Casey Castle

Personal information
- Full name: Casey Castle
- Date of birth: 22 August 1991 (age 35)
- Place of birth: Southampton Parish, Bermuda
- Height: 1.68 m (5 ft 6 in)
- Position: Forward

Youth career
- 2010–2011: Thomas Terriers
- 2011–2013: Indianapolis Greyhounds

Senior career*
- Years: Team / Apps / (Gls)
- 2008–2011: PHC Zebras
- 2011–2012: Bermuda Hogges
- 2014: IMG Academy Bradenton
- 2015: Hamilton Paris
- 2015–2016: PHC Zebras
- 2016: Walton & Hersham /  / (0)

International career^{‡}
- Bermuda U20
- Bermuda U23
- 2008–2018: Bermuda / 5 / (3)

= Casey Castle =

Bermudian footballer

Casey Castle (born 22 August 1991) is a Bermudian footballer.

==Club career==
===College===
In 2008, Castle joined PHC Zebras. In 2010, Castle played college football for Thomas College in the United States. Scoring 11 goals in 16 games, he was named Rookie of the Year in the 2011 North Atlantic Conference while being named in the All-Tournament Team.

===North America===
In 2011, Castle joined Bermuda Hogges and finished sixth in his inaugural Premier Development League Mid Atlantic Division season.

In April 2014, he was drafted by Premier Development League side IMG Academy Bradenton. Following the dissolution of the Hogges, the club's owner ensured a deal could be completed after the side pulled out of the league prior to the 2013 season.

In 2015, Castle lined-up for Hamilton Paris. In March 2015, he took part in the Soccerviza Auburndale Florida Combine in Orlando and was offered trials in Iceland and Finland. In September 2015, Castle returned to PHC Zebras for a second spell.

===England===
In July 2016, Castle moved to England in hope of signing of a professional contract. In August 2016, he joined Combined Counties Premier Division club Walton & Hersham in the ninth tier. He made four league appearances for the Swans, as well as substitute cameos in the FA Vase and Combined Counties Challenge Cup.

Castle also made six appearances for the Walton & Hersham Reserves in the Suburban League South Division. His early performances saw him attract scouts from non-league clubs Dulwich Hamlet and Hampton & Richmond Borough, as well as Championship side Reading.

==International career==
In August 2008, Castle made his debut for Bermuda. Featuring against Saint Martin in a CONCACAF Gold Cup qualification match, he immediately scored a brace. He scored a third international goal in as many matches when Bermuda beat Grenada in March 2015.

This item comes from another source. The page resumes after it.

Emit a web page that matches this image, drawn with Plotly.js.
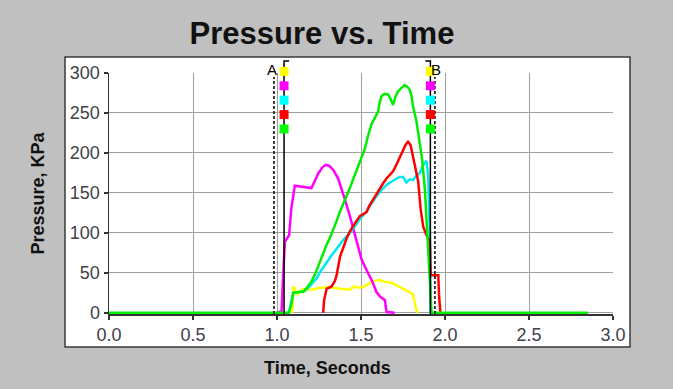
<!DOCTYPE html>
<html>
<head>
<meta charset="utf-8">
<script src="https://cdn.plot.ly/plotly-3.0.1.min.js"></script>
<style>html,body{margin:0;padding:0;background:#c0c0c0;}#chart{width:673px;height:389px;}</style>
</head>
<body>
<div id="chart"></div>
<script>
// ---- data (time in seconds, pressure in KPa) ----
const yellowT = [1.09,1.097,1.11,1.125,1.14,1.16,1.2,1.25,1.3,1.35,1.4,1.434,1.46,1.49,1.52,1.553,1.58,1.61,1.64,1.69,1.72,1.75,1.77,1.79,1.81,1.83,1.84];
const yellowP = [0,33,28,23,28,30,29,31,32,31,30,29,33,31,33,37,40,41,39,37,33,30,28,25,23,3,0];

const magentaT = [1.0,1.027,1.035,1.047,1.072,1.085,1.106,1.14,1.17,1.205,1.225,1.245,1.27,1.29,1.31,1.334,1.364,1.385,1.404,1.434,1.45,1.473,1.503,1.525,1.553,1.57,1.592,1.615,1.642,1.652,1.7];
const magentaP = [0,2,40,89,97,130,159,158,157,156,165,174,182,185,184,179,168,155,142,121,108,92,67,57,46,38,26,20,16,1,0];

const cyanT = [1.07,1.097,1.13,1.16,1.185,1.21,1.235,1.26,1.295,1.325,1.355,1.39,1.434,1.46,1.493,1.533,1.56,1.592,1.62,1.652,1.68,1.71,1.73,1.75,1.77,1.79,1.81,1.83,1.85,1.87,1.89,1.9,1.91,1.915];
const cyanP = [0,25,26,27,31,37,43,52,63,72,80,90,100,108,117,127,136,146,153,160,164,168,170,170,163,167,166,172,175,185,190,170,100,0];

const redT = [1.275,1.28,1.295,1.325,1.345,1.355,1.375,1.395,1.414,1.434,1.453,1.473,1.493,1.513,1.533,1.55,1.572,1.6,1.632,1.652,1.672,1.691,1.71,1.73,1.75,1.765,1.78,1.795,1.81,1.82,1.84,1.855,1.87,1.89,1.91,1.915,1.935,1.96,1.965,1.973];
const redP = [0,15,30,33,40,47,70,83,93,102,109,115,121,124,126,134,142,152,162,168,172,177,185,193,203,210,214,210,196,185,165,130,108,97,89,47,47,47,20,0];

const greenT = [0,1.07,1.085,1.097,1.13,1.155,1.18,1.205,1.23,1.255,1.275,1.295,1.315,1.334,1.355,1.374,1.395,1.414,1.434,1.453,1.473,1.493,1.51,1.523,1.54,1.562,1.58,1.602,1.61,1.622,1.64,1.662,1.675,1.691,1.705,1.72,1.74,1.76,1.775,1.79,1.8,1.81,1.83,1.85,1.865,1.88,1.89,1.9,1.91,1.92,2.85];
const greenP = [0,0,10,25,26,26,32,39,50,64,75,85,94,103,115,126,136,145,156,167,178,188,198,205,220,236,243,252,262,271,274,273,268,260,270,277,281,285,283,279,272,258,240,211,190,155,120,89,40,0,0];

// cursors
const cursorNames = ['A', 'B'];
const cursorDashT = [0.982, 1.94];
const cursorSolidT = [1.042, 1.913];
const markerLevels = [302, 284, 266, 248, 230];
const markerColors = ['#ffff00', '#ff00ff', '#00ffff', '#ff0000', '#00ff00'];

const xTicks = [0, 0.5, 1.0, 1.5, 2.0, 2.5, 3.0];
const yTicks = [0, 50, 100, 150, 200, 250, 300];

const FONT = 'Liberation Sans, Arial, sans-serif';
const LW = 2.5;
const X_RANGE = [0, 3];
const Y_RANGE = [-1.5, 300];

function line(t, p, c) {
  return {x: t, y: p, type: 'scatter', mode: 'lines', line: {color: c, width: LW}, hoverinfo: 'skip'};
}

const traces = [
  line(yellowT, yellowP, '#ffff00'),
  line(magentaT, magentaP, '#ff00ff'),
  line(cyanT, cyanP, '#00e8f0'),
  line(redT, redP, '#ff0000'),
  line(greenT, greenP, '#00ee00')
];

// plot frame geometry (plot area 109..613 x 73..314 px)
const PL = 109, PR = 613, PT = 73, PB = 314;
const W = PR - PL, H = PB - PT;
function px2x(px) { return (px - PL) / W; }
function py2y(py) { return (PB - py) / H; }
function val2paperY(v) { return (v - Y_RANGE[0]) / (Y_RANGE[1] - Y_RANGE[0]); }
const xPerPx = (X_RANGE[1] - X_RANGE[0]) / W;

const shapes = [
  {type: 'rect', xref: 'paper', yref: 'paper', x0: px2x(65), x1: px2x(630), y0: py2y(347), y1: py2y(57),
   fillcolor: '#ffffff', line: {color: '#3a3a3a', width: 1.5}, layer: 'below'}
];
cursorDashT.forEach(function (t) {
  shapes.push({type: 'line', xref: 'x', yref: 'paper', x0: t, x1: t, y0: 0, y1: py2y(77),
    line: {color: '#000', width: 1.5, dash: '3px,2px'}});
});
cursorSolidT.forEach(function (t, i) {
  const hx = t + (i === 0 ? 5 : -5) * xPerPx;
  const top = py2y(61);
  shapes.push({type: 'path', xref: 'x', yref: 'paper',
    path: 'M' + hx + ',' + top + ' L' + t + ',' + top + ' L' + t + ',0',
    line: {color: '#000', width: 1.5}});
  // coloured channel squares on the cursor
  markerLevels.forEach(function (v, k) {
    const yc = val2paperY(v);
    shapes.push({type: 'rect', xref: 'x', yref: 'paper',
      x0: t - 4.5 * xPerPx, x1: t + 4.5 * xPerPx, y0: yc - 4.5 / H, y1: yc + 4.5 / H,
      fillcolor: markerColors[k], line: {width: 0}});
  });
});

const annotations = cursorNames.map(function (n, i) {
  return {text: n, x: cursorDashT[i] + (i === 0 ? -0.012 : 0.008), xref: 'x', y: py2y(69), yref: 'paper',
    showarrow: false, xanchor: 'center', yanchor: 'middle',
    font: {family: FONT, size: 15, color: '#000'}};
});
annotations.push({text: '<b>Time, Seconds</b>', xref: 'paper', yref: 'paper', x: px2x(327), y: py2y(368),
  xanchor: 'center', yanchor: 'middle', showarrow: false,
  font: {family: FONT, size: 18, color: '#111'}});

const layout = {
  width: 673, height: 389,
  paper_bgcolor: '#c0c0c0', plot_bgcolor: '#ffffff',
  margin: {l: PL, r: 673 - PR, t: PT, b: 389 - PB, pad: 0},
  showlegend: false,
  title: {text: 'Pressure vs. Time', xref: 'container', yref: 'container', x: 322 / 673, y: 1 - 33 / 389,
    xanchor: 'center', yanchor: 'middle', font: {family: FONT, size: 31, weight: 'bold', color: '#111'}},
  xaxis: {
    range: X_RANGE, tickvals: xTicks, ticktext: xTicks.map(function (v) { return v.toFixed(1); }),
    showgrid: true, gridcolor: '#a0a0a0', gridwidth: 1, zeroline: false,
    showline: true, linecolor: '#333', linewidth: 1.5,
    ticks: 'outside', ticklen: 4, tickcolor: '#333', tickwidth: 1.5,
    tickfont: {family: FONT, size: 18, color: '#404048'},
    automargin: false, fixedrange: true
  },
  yaxis: {
    range: Y_RANGE, tickvals: yTicks, ticktext: yTicks.map(String),
    showgrid: true, gridcolor: '#a0a0a0', gridwidth: 1, zeroline: false,
    showline: true, linecolor: '#333', linewidth: 1.5,
    ticks: 'outside', ticklen: 4, tickcolor: '#333', tickwidth: 1.5,
    tickfont: {family: FONT, size: 18, color: '#404048'},
    title: {text: 'Pressure, KPa', standoff: 20, font: {family: FONT, size: 18, weight: 'bold', color: '#111'}},
    automargin: false, fixedrange: true
  },
  shapes: shapes,
  annotations: annotations
};

Plotly.newPlot('chart', traces, layout, {staticPlot: true, displayModeBar: false});
</script>
</body>
</html>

At the youth level he featured on various squads ranging from under-14 to under-23.

==Career statistics==
===International===

Appearances and goals by national team and year
| National team | Year | Apps | Goals |
| Bermuda | 2008 | 2 | 2 |
| 2009 | – |  |
| 2010 | – |  |
| 2011 | – |  |
| 2012 | – |  |
| 2013 | – |  |
| 2014 | – |  |
| 2015 | 1 | 1 |
| 2016 | – |  |
| 2017 | 1 | 0 |
| 2018 | 1 | 0 |
| Total |  | 5 | 3 |

Scores and results list Bermuda's goal tally first, score column indicates score after each Castle goal.

List of international goals scored by Casey Castle
| No. | Date | Venue | Opponent | Score | Result | Competition |
| 1 | 30 August 2008 | Truman Bodden Stadium, George Town, Cayman Islands | Saint Martin | 6–0 | 7–0 | 2008 Caribbean Cup qualification |
| 2 | 2–0 |
| 3 | 8 March 2015 | National Stadium, Hamilton, Bermuda | Grenada | 2–0 | 2–0 | Friendly |

==Personal life==
Castle is the son of former son PHC Zebras defender and coach Jack Castle. He majored in finance during his time in America.